This article first appeared in the New Zealand Herald on 19 May 2004 to mark the 100th anniversary of Ernest Rutherford's famous lecture at the Royal Institution. This reprint is to honour Rutherford's 150th birthday on 30 August 1871. The classic story of a major scientific paradigm shift hinges on an oft-repeated anecdote from the lecture, but, as is often the way, the real story is somewhat more nuanced... I've kept the original version with minor edits, I'll add some relevant citations and links soon.
On May 20, 1904, Ernest Rutherford gave a lecture at the Royal Institution of Great Britain about the structure of atoms. That Friday night in London, Rutherford had every reason to be confident. The boy from colonial Brightwater, southwest of Nelson, was on the cutting-edge of a revolution that was shaking traditional scientists to the core and was taking the general public along for a fascinating ride.

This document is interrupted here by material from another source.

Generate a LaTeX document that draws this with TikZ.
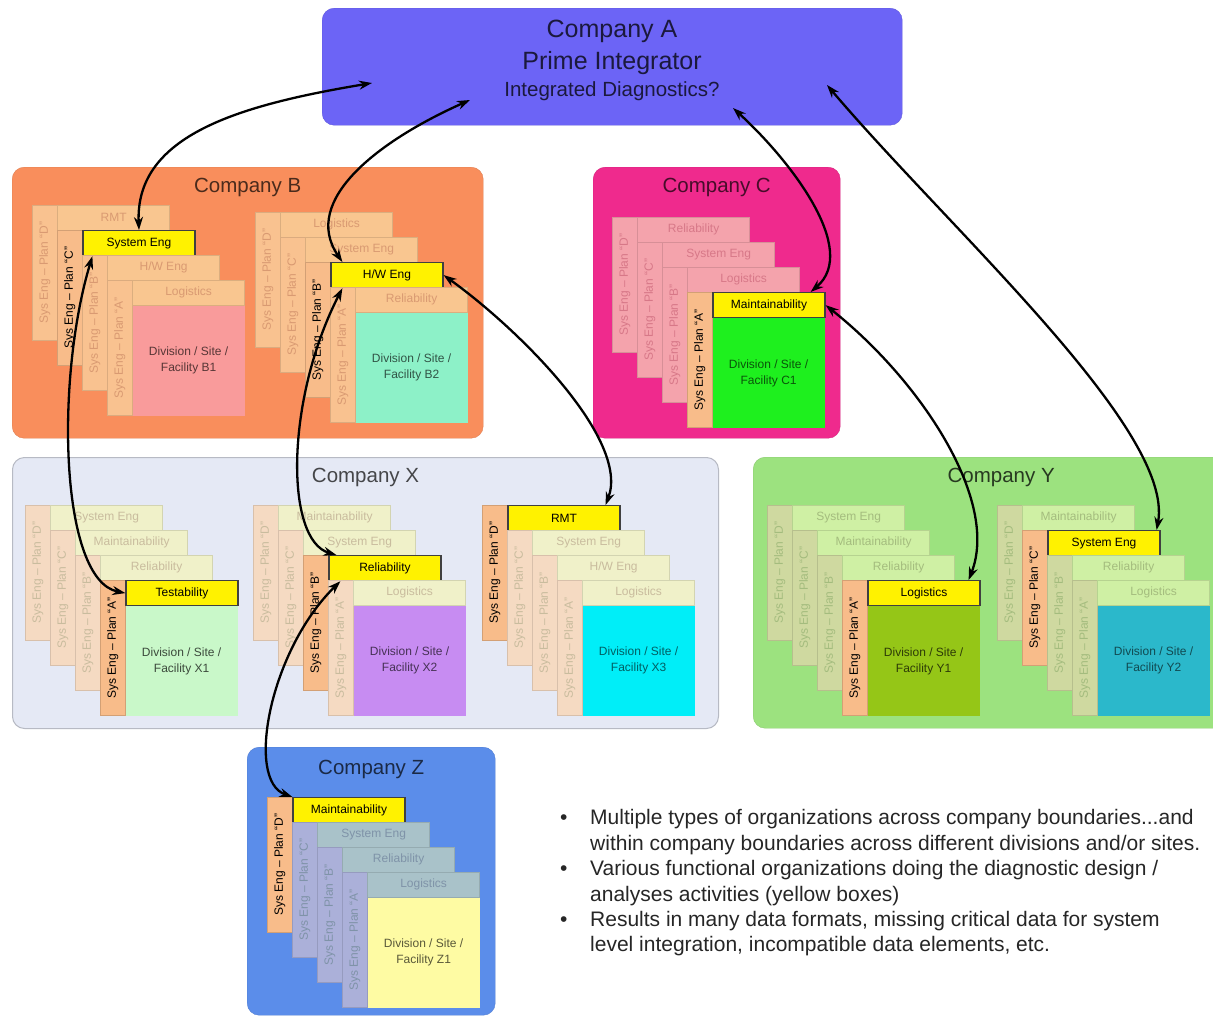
\documentclass[tikz,border=0pt]{standalone}
\usepackage{fontspec}
\setmainfont{Liberation Sans}
\usetikzlibrary{positioning,arrows.meta}

% company colours
\definecolor{compAcol}{HTML}{6C64F6}
\definecolor{compBcol}{HTML}{F98E5C}
\definecolor{compCcol}{HTML}{EF2A8D}
\definecolor{compXcol}{HTML}{E5E9F5}
\definecolor{compYcol}{HTML}{9CE27F}
\definecolor{compZcol}{HTML}{5B8DEA}
\definecolor{histripcol}{HTML}{F8BC8A}
% facility colours
\definecolor{bodyB1}{HTML}{F99B9B}
\definecolor{bodyB2}{HTML}{8DF1C8}
\definecolor{bodyC1}{HTML}{1EF01E}
\definecolor{bodyX1}{HTML}{C9F8C9}
\definecolor{bodyX2}{HTML}{C78CF2}
\definecolor{bodyX3}{HTML}{00EEF8}
\definecolor{bodyY1}{HTML}{95C617}
\definecolor{bodyY2}{HTML}{2BB8CB}
\definecolor{bodyZ1}{HTML}{FEFBA3}
\colorlet{stripcol}{white}
\colorlet{headcol}{white}
\colorlet{fadetxt}{gray}

\tikzset{
  company/.style={rounded corners=12pt, anchor=north west, inner sep=0pt},
  comptitle/.style={font=\fontsize{20.5}{24}\selectfont, inner sep=0pt},
  stripbox/.style={fill=stripcol, draw=stripcol!88!black, line width=0.4pt,
    anchor=north west, minimum width=25pt, minimum height=135pt, inner sep=0pt},
  histripbox/.style={stripbox, fill=histripcol, draw=histripcol!85!black},
  planlbl/.style={rotate=90, inner sep=0pt, font=\fontsize{12}{14}\selectfont},
  headbox/.style={fill=headcol, draw=headcol!88!black, line width=0.4pt, text=fadetxt,
    anchor=north west, minimum width=112pt, minimum height=25pt, inner sep=0pt,
    font=\fontsize{12}{14}\selectfont},
  hiheadbox/.style={headbox, fill=yellow, draw=black!75, line width=1.2pt, text=black},
  bodybox/.style={anchor=north west, minimum width=112pt, minimum height=110pt,
    inner sep=0pt, align=center, font=\fontsize{12}{16}\selectfont},
  linkarrow/.style={<->, >={Stealth[length=13pt,width=9pt]}, line width=2.3pt}
}

% stack of four plan cards (D,C,B,A), one of them highlighted
\newcommand{\cardstack}[8]{%
  \foreach \hdr [count=\i] in {#4} {
    \pgfmathsetmacro\cx{#2+25*(\i-1)}
    \pgfmathsetmacro\cy{#3+25*(\i-1)}
    \ifnum\i=#5
      \node[histripbox] (#1s\i) at (\cx,\cy) {};
      \node[planlbl, text=black] (#1t\i) at (#1s\i.center)
        {Sys Eng – Plan “\ifcase\i\or D\or C\or B\or A\fi”};
      \node[hiheadbox] (#1h\i) at (#1s\i.north east) {\hdr};
    \else
      \node[stripbox] (#1s\i) at (\cx,\cy) {};
      \node[planlbl, text=fadetxt] (#1t\i) at (#1s\i.center)
        {Sys Eng – Plan “\ifcase\i\or D\or C\or B\or A\fi”};
      \node[headbox] (#1h\i) at (#1s\i.north east) {\hdr};
    \fi
  }
  \node[bodybox, fill=#6, text=#7] (#1body) at (#1h4.south west)
    {Division / Site /\\Facility #8};
}

\begin{document}
\begin{tikzpicture}[x=1pt, y=-1pt]
\fill[white] (0,0) rectangle (1213,1017);
\useasboundingbox (0,0) rectangle (1213,1017);

% prime integrator
\node[company, fill=compAcol, draw=compAcol!90!black, minimum width=580pt, minimum height=117pt] (compA) at (322,8) {};
\node[font=\fontsize{25}{30}\selectfont, text=compAcol!25!black] (aname) at (612,31) {Company A};
\node[font=\fontsize{25}{30}\selectfont, text=compAcol!25!black] (arole) at (612,63) {Prime Integrator};
\node[font=\fontsize{20.5}{24}\selectfont, text=compAcol!25!black] (aquest) at (612,91) {Integrated Diagnostics?};
\coordinate (pA1) at (372,83);
\coordinate (pA2) at (470,100);
\coordinate (pA3) at (733,108);
\coordinate (pA4) at (827,85);

% companies
\node[company, fill=compBcol, draw=compBcol!90!black, minimum width=471pt, minimum height=271pt] (compB) at (12,167) {};
\node[comptitle, text=compBcol!30!black, below=11pt of compB.north] (titleB) {Company B};
\node[company, fill=compCcol, draw=compCcol!90!black, minimum width=247pt, minimum height=271pt] (compC) at (593,167) {};
\node[comptitle, text=compCcol!30!black, below=11pt of compC.north] (titleC) {Company C};
\node[company, fill=compXcol, draw=compXcol!80!black, line width=1pt, minimum width=706pt, minimum height=271pt] (compX) at (12,457) {};
\node[comptitle, text=compXcol!30!black, below=11pt of compX.north] (titleX) {Company X};
\node[company, fill=compYcol, draw=compYcol!90!black, minimum width=472pt, minimum height=271pt] (compY) at (753,457) {};
\node[comptitle, text=compYcol!25!black, below=11pt of compY.north, xshift=12pt] (titleY) {Company Y};
\node[company, fill=compZcol, draw=compZcol!90!black, minimum width=248pt, minimum height=268pt] (compZ) at (247,747) {};
\node[comptitle, text=compZcol!30!black, below=13pt of compZ.north] (titleZ) {Company Z};

% company B
\definecolor{stripcol}{HTML}{F9C290}\definecolor{headcol}{HTML}{F9C690}\definecolor{fadetxt}{HTML}{D99A72}
\cardstack{b1}{32}{205}{RMT,System Eng,H/W Eng,Logistics}{2}{bodyB1}{bodyB1!35!black}{B1}
\cardstack{b2}{255}{212}{Logistics,System Eng,H/W Eng,Reliability}{3}{bodyB2}{bodyB2!35!black}{B2}
% company C
\definecolor{stripcol}{HTML}{F4A3AC}\definecolor{headcol}{HTML}{F4A3AC}\definecolor{fadetxt}{HTML}{D77888}
\cardstack{c1}{612}{217}{Reliability,System Eng,Logistics,Maintainability}{4}{bodyC1}{bodyC1!35!black}{C1}
% company X
\definecolor{stripcol}{HTML}{F5DAC2}\definecolor{headcol}{HTML}{F0F1C9}\definecolor{fadetxt}{HTML}{C9BC9E}
\cardstack{x1}{25}{505}{System Eng,Maintainability,Reliability,Testability}{4}{bodyX1}{bodyX1!30!black}{X1}
\cardstack{x2}{253}{505}{Maintainability,System Eng,Reliability,Logistics}{3}{bodyX2}{bodyX2!35!black}{X2}
\cardstack{x3}{482}{505}{RMT,System Eng,H/W Eng,Logistics}{1}{bodyX3}{bodyX3!40!black}{X3}
% company Y
\definecolor{stripcol}{HTML}{CFD9A0}\definecolor{headcol}{HTML}{CFF0A4}\definecolor{fadetxt}{HTML}{A4BC7E}
\cardstack{y1}{767}{505}{System Eng,Maintainability,Reliability,Logistics}{4}{bodyY1}{bodyY1!30!black}{Y1}
\cardstack{y2}{997}{505}{Maintainability,System Eng,Reliability,Logistics}{2}{bodyY2}{bodyY2!40!black}{Y2}
% company Z
\definecolor{stripcol}{HTML}{ABB0D9}\definecolor{headcol}{HTML}{A9C2C9}\definecolor{fadetxt}{HTML}{7F93A8}
\cardstack{z1}{267}{797}{Maintainability,System Eng,Reliability,Logistics}{1}{bodyZ1}{bodyZ1!35!black}{Z1}

% links between functional groups
\draw[linkarrow] (pA1) .. controls (240,105) and (135,135) .. (b1h2.north);
\draw[linkarrow] (pA2) .. controls (380,140) and (300,200) .. ([xshift=12pt]b2h3.north west);
\draw[linkarrow] (pA3) .. controls (790,160) and (860,250) .. ([xshift=-15pt]c1h4.north east);
\draw[linkarrow] (pA4) .. controls (950,230) and (1175,430) .. ([xshift=-4pt]y2h2.north east);
\draw[linkarrow] ([xshift=10pt]b1h2.south west) .. controls (55,380) and (60,580) .. (x1h4.west);
\draw[linkarrow] ([xshift=12pt]b2h3.south west) .. controls (285,400) and (285,540) .. ([xshift=8pt]x2h3.north west);
\draw[linkarrow] ([xshift=12pt]x2h3.south west) .. controls (270,650) and (245,780) .. (z1h1.north west);
\draw[linkarrow] (b2h3.east) .. controls (520,330) and (630,440) .. ([xshift=-15pt]x3h1.north east);
\draw[linkarrow] (c1h4.east) .. controls (920,380) and (1000,500) .. ([xshift=-12pt]y1h4.north east);

% notes
\node[anchor=north west, inner sep=0pt, font=\fontsize{21}{25.4}\selectfont, text=black!85] (notes) at (560,807)
  {\begin{tabular}{@{}p{30pt}@{}l@{}}
   \textbullet & Multiple types of organizations across company boundaries...and\\
    & within company boundaries across different divisions and/or sites.\\
   \textbullet & Various functional organizations doing the diagnostic design /\\
    & analyses activities (yellow boxes)\\
   \textbullet & Results in many data formats, missing critical data for system\\
    & level integration, incompatible data elements, etc.
   \end{tabular}};
\end{tikzpicture}
\end{document}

But Rutherford had reason to be anxious, because his lecture would touch upon a particularly sensitive issue – the age of the Earth. Worse still, upon entering the lecture hall crammed with 800 people, Rutherford had spotted the chief protagonist of this bitter debate, Lord Kelvin, the pre-eminent scientist of the Victorian era. The scene was set for a classic moment in science – the young brilliant upstart from the colonies facing down a patriarch of the English establishment.